There’s always cognitive rehabilitation, but that’s more for short-term memory issues, and rebuilding skills, which wouldn’t apply to you, either.

” She smiles at me, her dark eyes shining hopefully.

“I know that might not sound very encouraging, but I do have an idea.”

“Yeah?”

“I think we should start at the beginning. I know you don’t have the greatest impression of me right now, but we really did have so much fun together.”

I nod to the phone in my lap, my meaning clear: Our sex life seemed pretty good.

She laughs. “Well, yes. That, too. But also, in other ways.”

I tilt my head, listening.

“I want you to do what you’re comfortable with, but maybe we can look at this as a bit of a do-over.”

“A do-over?”

“Yeah. We could go out, when you’re up to it, of course. We could pretend it’s our actual first date?”

“I think I’d like that.”

A relieved smile returns. “Really? Even after everything you’ve heard, you still want to date me?”

I grin. “Well, yeah.” I nod to my phone. “I’ve just seen your boobs.”

She laughs. “Sorry to disappoint, but I don’t put out on the first date.”

“Funny, that’s not what I heard.”

Her laugh grows. “Busted!”

I lift one corner of my mouth, liking this easy, playful energy between us. “Maybe we can do something tomorrow if I’m not so exhausted and the leg is a bit more healed?”

Emery nods. “Perfect.”

“You’re exhausted, too. I can see it.”

She shrugs. “Being tired feels like a blessing, honestly. I’ll be tired if it means I don’t lose my husband.”

I smile at her. “You don’t have to sleep on the couch, you know.”

“I want you to be comfortable.”

“The bed is big enough for two people,” I say.

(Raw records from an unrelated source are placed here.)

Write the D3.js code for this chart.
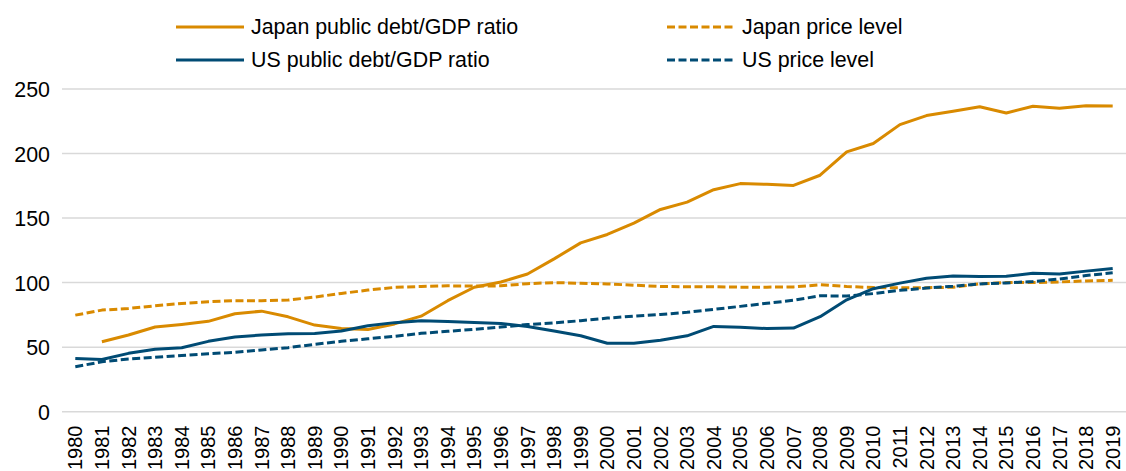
<!DOCTYPE html>
<html>
<head>
<meta charset="utf-8">
<script src="https://cdn.jsdelivr.net/npm/d3@7"></script>
<style>
  html, body { margin: 0; padding: 0; background: #fff; }
  svg { display: block; }
  text { font-family: "Liberation Sans", Arial, sans-serif; fill: #000; }
</style>
</head>
<body>
<svg id="chart" width="1126" height="471"></svg>
<script>
const years = d3.range(1980, 2020);
const yTicks = [0, 50, 100, 150, 200, 250];

const japanDebt = [null, 54.2, 59.4, 65.6, 67.6, 70.0, 75.9, 77.9, 73.5, 67.1,
  64.5, 63.7, 68.0, 74.0, 86.0, 96.4, 100.5, 106.7, 118.4, 130.8,
  137.3, 146.1, 156.7, 162.4, 172.0, 176.7, 176.2, 175.3, 183.2, 201.3,
  207.8, 222.4, 229.4, 232.7, 236.3, 231.4, 236.6, 235.0, 237.1, 236.8];

const japanPrice = [74.8, 78.7, 80.0, 82.0, 83.9, 85.2, 86.0, 86.0, 86.5, 88.8,
  91.6, 94.2, 96.3, 97.0, 97.5, 97.3, 97.5, 99.2, 100.0, 99.5,
  99.0, 98.0, 97.0, 96.8, 96.8, 96.5, 96.5, 96.7, 98.3, 97.0,
  96.2, 96.0, 96.1, 96.4, 99.0, 100.0, 100.0, 100.5, 101.3, 101.8];

const usDebt = [41.3, 40.5, 45.2, 48.3, 49.6, 54.5, 57.8, 59.4, 60.4, 60.6,
  62.5, 66.6, 69.0, 70.4, 69.8, 69.1, 68.4, 66.0, 62.5, 58.8,
  53.0, 53.0, 55.4, 58.8, 66.1, 65.5, 64.4, 64.8, 73.6, 86.7,
  95.3, 99.6, 103.4, 105.1, 104.7, 104.9, 107.3, 106.6, 108.9, 111.0];

const usPrice = [34.8, 38.7, 40.8, 42.1, 43.6, 44.9, 46.0, 47.8, 49.6, 52.2,
  54.5, 56.5, 58.4, 60.7, 62.3, 63.8, 65.6, 67.5, 68.8, 70.5,
  72.5, 74.0, 75.3, 77.0, 79.3, 81.6, 84.0, 86.3, 89.8, 89.6,
  91.5, 94.0, 95.8, 97.2, 99.0, 99.8, 100.8, 102.8, 105.5, 107.6];

const seriesNames = ["Japan public debt/GDP ratio", "Japan price level",
                     "US public debt/GDP ratio", "US price level"];

const ORANGE = "#D98A00", BLUE = "#004B74";
const FONT = 21.4;
const XFONT = 20;

const series = [
  { name: seriesNames[0], values: japanDebt, color: ORANGE, dash: null },
  { name: seriesNames[1], values: japanPrice, color: ORANGE, dash: "8,3.5" },
  { name: seriesNames[2], values: usDebt, color: BLUE, dash: null },
  { name: seriesNames[3], values: usPrice, color: BLUE, dash: "8,3.5" }
];

const svg = d3.select("#chart");
svg.append("rect").attr("width", 1126).attr("height", 471).attr("fill", "#fff");

const plotLeft = 62, step = 26.6;
const x = d3.scaleBand().domain(years).range([plotLeft, plotLeft + step * years.length]).padding(0);
const xc = d => x(d) + x.bandwidth() / 2;
const y = d3.scaleLinear().domain([0, 250]).range([411.7, 89]);

// gridlines
svg.append("g").selectAll("line").data(yTicks).join("line")
  .attr("x1", plotLeft).attr("x2", 1126)
  .attr("y1", d => y(d)).attr("y2", d => y(d))
  .attr("stroke", "#D9D9D9").attr("stroke-width", 1.5);

// y axis labels
const yAxis = d3.axisLeft(y).tickValues(yTicks).tickSize(0).tickPadding(0);
const gy = svg.append("g").attr("transform", "translate(50,0)").call(yAxis);
gy.select(".domain").remove();
gy.selectAll("text").attr("font-size", FONT).attr("font-family", "Liberation Sans, Arial, sans-serif")
  .attr("fill", "#000").attr("dy", "0.35em");

// x axis labels
const xAxis = d3.axisBottom(x).tickSize(0).tickPadding(0);
const gx = svg.append("g").attr("transform", "translate(0,425.5)").call(xAxis);
gx.select(".domain").remove();
gx.selectAll("text")
  .attr("font-size", XFONT).attr("font-family", "Liberation Sans, Arial, sans-serif").attr("fill", "#000")
  .attr("transform", "rotate(-90)")
  .attr("text-anchor", "end")
  .attr("x", 0).attr("y", 0).attr("dx", 0).attr("dy", "0.35em");

// lines
const line = d3.line()
  .defined(d => d.v != null)
  .x(d => xc(d.year))
  .y(d => y(d.v));

const drawOrder = [1, 3, 0, 2];
drawOrder.forEach(i => {
  const s = series[i];
  const data = years.map((yr, k) => ({ year: yr, v: s.values[k] }));
  svg.append("path").datum(data)
    .attr("d", line)
    .attr("fill", "none")
    .attr("stroke", s.color)
    .attr("stroke-width", 3)
    .attr("stroke-linejoin", "round")
    .attr("stroke-dasharray", s.dash);
});

// legend
const legendItems = [
  { s: series[0], x: 176, y: 27 },
  { s: series[2], x: 176, y: 60 },
  { s: series[1], x: 667, y: 27 },
  { s: series[3], x: 667, y: 60 }
];
const lg = svg.append("g");
legendItems.forEach(it => {
  lg.append("line")
    .attr("x1", it.x).attr("x2", it.x + 68)
    .attr("y1", it.y).attr("y2", it.y)
    .attr("stroke", it.s.color).attr("stroke-width", 3)
    .attr("stroke-dasharray", it.s.dash);
  lg.append("text")
    .attr("x", it.x + 75).attr("y", it.y).attr("dy", "0.35em")
    .attr("font-size", FONT)
    .text(it.s.name);
});
</script>
</body>
</html>
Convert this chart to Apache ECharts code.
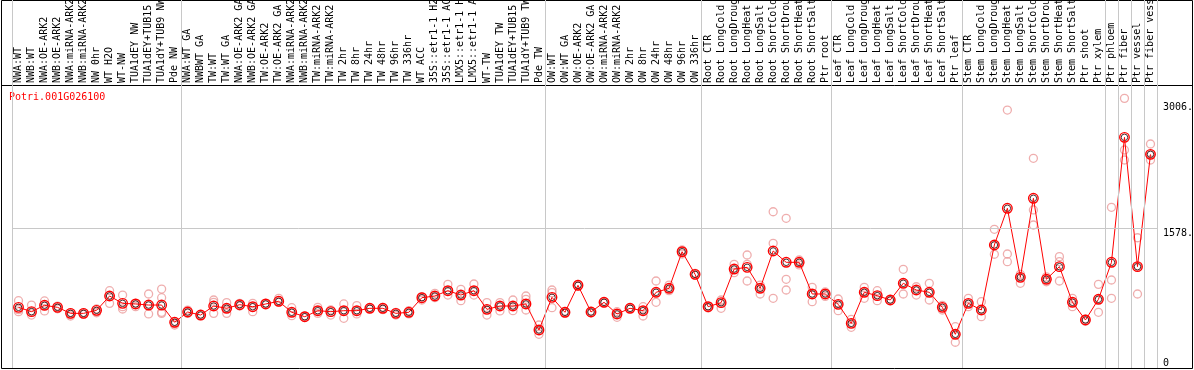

“Yes, but I mean emotionally as well as physically. I want you to know that I’m committed to helping you come back to this life however I can. And if we’re going to get to start over, let’s do it for real. You take the bed, and I’ll sleep out here.”

I begin to protest, but she holds up a hand to stop me.

“You are not sleeping on the couch, Luca. I’m not even entertaining the idea. You’re still healing and could really hurt yourself if you fell off. Besides,” she says, looking down to where Honey is leaning against my side, “I don’t think you and your new girlfriend would both fit out here anyway.”

As if she knows she’s the topic of conversation, Honey looks up at me and thumps her tail against the sofa.

I may not remember all the details of who I am, but I know I would never agree to my wife sleeping on the couch while I have our entire bed. That said, Emery does have a point; I’d be arguing for the sake of my ego. “Fine,” I say. “But I reserve the right to renegotiate at a later time.”

Emery grins and the uneasy thing in my stomach unwinds, just a little.

It’s clear our marriage wasn’t perfect, not by a long shot. But if there’s one thing I’m certain of already in this new life, it’s this: Emery loves me enough that she literally kept me from dying. For that, she deserves another chance, too.